Kinetics-constrained neural ordinary differential equations: Artificial neural network models tailored for small data to boost kinetic model development

Abstract

Artificial neural networks (ANNs) are powerful tools for solving a wide range of tasks in fundamental and applied science. However, training and building reliable ANN models requires a lot of data which so far hinders their wider application in kinetic modelling where typically only small (experimental) datasets are available. In the present work we propose a method to design ANN models for kinetic modelling that can be trained even with small data sets as are typically available.
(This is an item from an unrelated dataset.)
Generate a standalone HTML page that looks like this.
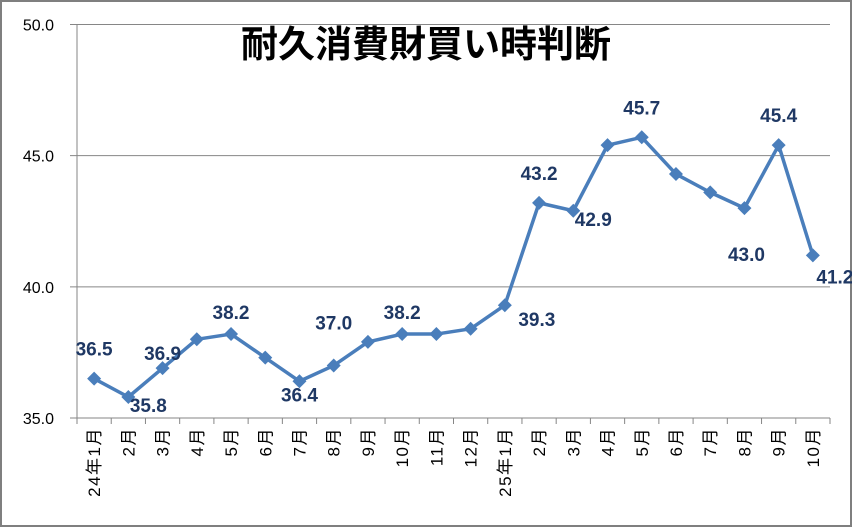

The key idea is to constrain the architecture of the ANN models by integrating kinetic and thermodynamic knowledge leading to what we call Kinetics-Constrained Neural Ordinary Differential Equations (KCNODE). The feasibility and effectiveness of the approach is first demonstrated in a numerical experiment using the catalytic hydrogenation of CO2 to methane as example. Next, we demonstrate the approach for real experimental data of a more complex reaction, the hydrogenation of CO2 to higher hydrocarbons (CO2-FT). Finally, the ANN trained for CO2-FT is used to derive an improved mechanistic model for the reverse water gas shift reaction which is a key reaction in the CO2-FT reaction network. This last step exemplifies how the opportunity to obtain reliable ANN models from small data opens new ways to approach kinetic model development.